Deviyangay hithata boho dukaiy
Aalaya, leelaya ey thamaiy….
[ For love of Lady Simpson’s beauty
He left the crown of England’s Royalty….
This moved to tears the gods above
But that ‘s the eternal way of love…”
The very gods were sad, but that is the way of love sang our people’s poets. An interesting footnote to Ceylon’s colonial history
The romantic chauffeur
A decade or so after the scandal that had earlier titillated high society, the nouveau riche Sinhala ‘mudalali’ class produced its own scandal. A rich man’s nubile daughter was regularly chauffeured to school in the family limousine. One day she never returned home. The chauffeur disappeared. The car was found abandoned. The distraught parents ‘believed’ that their daughter had been kidnapped. Everybody else, naturally, was sure she had eloped with the chauffeur. Quite some time, and fruitless searches, later the couple were discovered and the girl was ‘rescued’ by her parents. Meanwhile our balladeers had a grand old time singing spicy updates of the elopement to bus travellers.

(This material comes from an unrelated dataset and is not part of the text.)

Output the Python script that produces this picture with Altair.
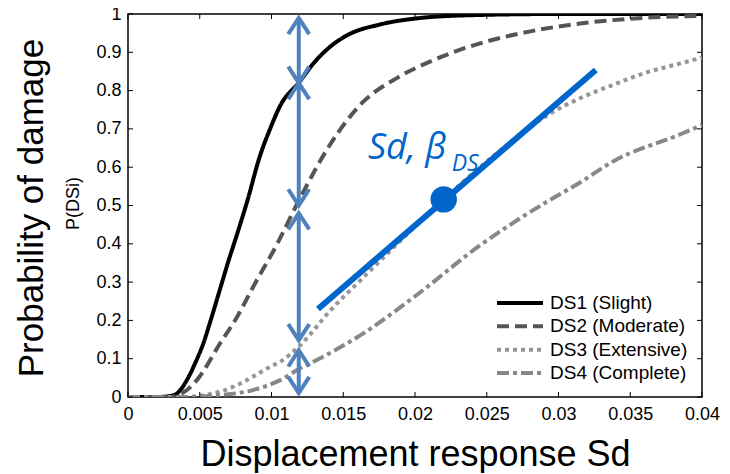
import altair as alt
import pandas as pd

# ---------------- data ----------------
series_names = ["DS1 (Slight)", "DS2 (Moderate)", "DS3 (Extensive)", "DS4 (Complete)"]

ds1_x = [0, 0.002, 0.003, 0.0035, 0.0041, 0.0047, 0.00525, 0.0058, 0.0064, 0.007, 0.0076, 0.0083,
         0.0092, 0.0099, 0.0106, 0.012, 0.0129, 0.0141, 0.0152, 0.0176, 0.020, 0.024, 0.030, 0.040]
ds1_p = [0, 0, 0.003, 0.012, 0.044, 0.09, 0.14, 0.205, 0.28, 0.355, 0.425, 0.51,
         0.63, 0.70, 0.76, 0.825, 0.87, 0.915, 0.943, 0.973, 0.988, 0.997, 1.0, 1.0]

ds2_x = [0, 0.003, 0.0036, 0.0048, 0.0064, 0.0076, 0.0087, 0.0104, 0.012, 0.0141, 0.0164, 0.0187,
         0.021, 0.0234, 0.0268, 0.0315, 0.036, 0.040]
ds2_p = [0, 0, 0.006, 0.044, 0.139, 0.209, 0.286, 0.40, 0.52, 0.66, 0.771, 0.832,
         0.875, 0.91, 0.945, 0.975, 0.99, 0.995]

ds3_x = [0, 0.004, 0.0048, 0.0064, 0.0076, 0.0087, 0.0099, 0.0106, 0.012, 0.0141, 0.0164, 0.0192,
         0.023, 0.027, 0.0292, 0.0315, 0.0338, 0.0361, 0.0385, 0.040]
ds3_p = [0, 0, 0.002, 0.014, 0.031, 0.053, 0.079, 0.092, 0.135, 0.226, 0.312, 0.416,
         0.55, 0.675, 0.735, 0.78, 0.815, 0.847, 0.871, 0.886]

ds4_x = [0, 0.004, 0.006, 0.0087, 0.0106, 0.012, 0.0127, 0.0164, 0.0199, 0.0245, 0.0292, 0.0315,
         0.0338, 0.0385, 0.040]
ds4_p = [0, 0, 0.004, 0.018, 0.044, 0.075, 0.088, 0.166, 0.26, 0.395, 0.51, 0.56,
         0.615, 0.686, 0.71]

x_ticks = [0, 0.005, 0.01, 0.015, 0.02, 0.025, 0.03, 0.035, 0.04]
y_ticks = [0, 0.1, 0.2, 0.3, 0.4, 0.5, 0.6, 0.7, 0.8, 0.9, 1.0]

# annotation values (data coordinates)
arrow_x = 0.0119
arrow_top = [0.99, 0.82, 0.48, 0.122]
arrow_bottom = [0.82, 0.50, 0.148, 0.01]
fit_x = [0.01324, 0.0326]
fit_p = [0.23, 0.854]
mid_x = [0.022]
mid_p = [0.516]
label_text = ["Sd, β", "DS"]
label_x = [0.01672, 0.02256]
label_p = [0.621, 0.59]

# ---------------- styling ----------------
W, H = 574, 383
FONT = "Liberation Sans"
ARROW = "#4f81bd"
BLUE = "#0066cc"
colors = ["#000000", "#555555", "#969696", "#888888"]
dashes = [[1, 0], [12, 6], [4, 4], [12, 4, 4, 4]]

rows = []
for name, xs, ps in zip(series_names, [ds1_x, ds2_x, ds3_x, ds4_x], [ds1_p, ds2_p, ds3_p, ds4_p]):
    for xv, pv in zip(xs, ps):
        rows.append({"series": name, "x": xv, "p": pv})
curves_df = pd.DataFrame(rows)

xscale = alt.Scale(domain=[0, 0.04], nice=False, zero=False)
yscale = alt.Scale(domain=[0, 1], nice=False, zero=False)
cscale = alt.Scale(domain=series_names, range=colors)
dscale = alt.Scale(domain=series_names, range=dashes)

x_axis = alt.Axis(values=x_ticks, format="~g", ticks=False, domain=False, grid=False,
                  labelFont=FONT, labelFontSize=18, labelColor="black", labelPadding=8,
                  labelFlush=False, labelOverlap=False,
                  title="Displacement response Sd", titleFont=FONT, titleFontSize=36,
                  titleFontWeight="normal", titleColor="black", titleX=W / 2, titleY=68,
                  titleBaseline="alphabetic", titleAlign="center")
y_axis = alt.Axis(values=y_ticks, format="~g", ticks=False, domain=False, grid=False,
                  labelFont=FONT, labelFontSize=18, labelColor="black", labelPadding=7,
                  labelFlush=False, labelOverlap=False,
                  title="Probability of damage", titleFont=FONT, titleFontSize=35,
                  titleFontWeight="normal", titleColor="black", titleX=-86, titleY=H / 2 + 2,
                  titleAngle=-90, titleBaseline="alphabetic", titleAlign="center")


def X(field):
    return alt.X(field, scale=xscale, axis=x_axis)


def Y(field):
    return alt.Y(field, scale=yscale, axis=y_axis)


curves = alt.Chart(curves_df).mark_line(strokeWidth=4, interpolate="monotone", clip=True).encode(
    x=X("x:Q"),
    y=Y("p:Q"),
    color=alt.Color("series:N", scale=cscale, legend=None),
    strokeDash=alt.StrokeDash("series:N", scale=dscale, legend=None),
    order=alt.Order("x:Q"),
)

yt_df = pd.DataFrame({"v": y_ticks})
xt_df = pd.DataFrame({"v": x_ticks})
TL = 5
ytick_l = alt.Chart(yt_df).mark_rule(color="black", strokeWidth=1).encode(
    y=Y("v:Q"), x=alt.value(0), x2=alt.value(TL))
ytick_r = alt.Chart(yt_df).mark_rule(color="black", strokeWidth=1).encode(
    y=Y("v:Q"), x=alt.value(W - TL), x2=alt.value(W))
xtick_b = alt.Chart(xt_df).mark_rule(color="black", strokeWidth=1).encode(
    x=X("v:Q"), y=alt.value(H - TL), y2=alt.value(H))
xtick_t = alt.Chart(xt_df).mark_rule(color="black", strokeWidth=1).encode(
    x=X("v:Q"), y=alt.value(0), y2=alt.value(TL))

arr_df = pd.DataFrame({"x": [arrow_x] * len(arrow_top), "top": arrow_top, "bottom": arrow_bottom})
arrow_lines = alt.Chart(arr_df).mark_rule(color=ARROW, strokeWidth=4).encode(
    x=X("x:Q"), y=Y("top:Q"), y2="bottom:Q")
UP = "M-1,1.55L0,0L1,1.55"
DOWN = "M-1,-1.55L0,0L1,-1.55"
heads_up = alt.Chart(arr_df).mark_point(shape=UP, filled=False, size=440, strokeWidth=4,
                                        color=ARROW, opacity=1).encode(
    x=X("x:Q"), y=Y("top:Q"))
heads_down = alt.Chart(arr_df).mark_point(shape=DOWN, filled=False, size=440, strokeWidth=4,
                                          color=ARROW, opacity=1).encode(
    x=X("x:Q"), y=Y("bottom:Q"))

fit_df = pd.DataFrame({"x": fit_x, "p": fit_p})
fit_line = alt.Chart(fit_df).mark_line(color=BLUE, strokeWidth=6).encode(
    x=X("x:Q"), y=Y("p:Q"))
mid_df = pd.DataFrame({"x": mid_x, "p": mid_p})
mid_pt = alt.Chart(mid_df).mark_point(shape="circle", filled=True, size=700, color=BLUE,
                                      opacity=1).encode(
    x=X("x:Q"), y=Y("p:Q"))

lab_df = pd.DataFrame({"t": label_text, "x": label_x, "p": label_p})
lab_main = alt.Chart(lab_df.iloc[[0]]).mark_text(font="Open Sans", fontStyle="italic", fontSize=36,
                                                 color=BLUE, align="left", baseline="alphabetic").encode(
    x=X("x:Q"), y=Y("p:Q"), text="t:N")
lab_sub = alt.Chart(lab_df.iloc[[1]]).mark_text(font="Open Sans", fontStyle="italic", fontSize=23,
                                                color=BLUE, align="left", baseline="alphabetic").encode(
    x=X("x:Q"), y=Y("p:Q"), text="t:N")

sub_title = alt.Chart(pd.DataFrame({"t": ["P(DSi)"]})).mark_text(
    font=FONT, fontSize=18, angle=270, align="center", baseline="middle", color="black").encode(
    x=alt.value(-54), y=alt.value(H / 2 - 2), text="t:N")

main = alt.layer(curves, ytick_l, ytick_r, xtick_b, xtick_t, arrow_lines, heads_up, heads_down,
                 fit_line, mid_pt, lab_main, lab_sub, sub_title)

leg_df = pd.DataFrame({"series": series_names})
leg_y = alt.Y("series:N", scale=alt.Scale(type="point", domain=series_names, range=[289, 359],
                                          padding=0), axis=None)
leg_lines = alt.Chart(leg_df).mark_rule(strokeWidth=4).encode(
    x=alt.value(369), x2=alt.value(415), y=leg_y,
    color=alt.Color("series:N", scale=cscale, legend=None),
    strokeDash=alt.StrokeDash("series:N", scale=dscale, legend=None))
leg_text = alt.Chart(leg_df).mark_text(font=FONT, fontSize=19, align="left", baseline="middle",
                                       color="black").encode(
    x=alt.value(422), y=leg_y, text="series:N")
legend = alt.layer(leg_lines, leg_text)

chart = alt.layer(main, legend).resolve_scale(y="independent").properties(
    width=W, height=H,
    padding={"left": 120, "top": 6, "right": 20, "bottom": 76},
    autosize=alt.AutoSizeParams(type="none"),
    background="white",
).configure_view(stroke="black", strokeWidth=1.5)

chart.save("out.html", embed_options={"renderer": "svg", "actions": False})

The driver was rumoured to have even opened a ‘hotel’ naming it after the girl ‘Sooriya’wathie –
“ Sooriya kiyala hotela aeriyaa
Sooriyagey naminaa ….“
[ Sooriya he named the hotel he made
To honour his sweet and lovely maid ……]
To the great disappointment of our people’s poets, this ‘princess and slave’ romance ended with the princess hastily [and very quietly] married off to a ‘suitable boy’.
A plea
I will now end this brief glimpse into a fascinating aspect of our urban history with a fervent plea to our sociologists and Sinhala scholars to make a serious study of these folk poets of the bus stands.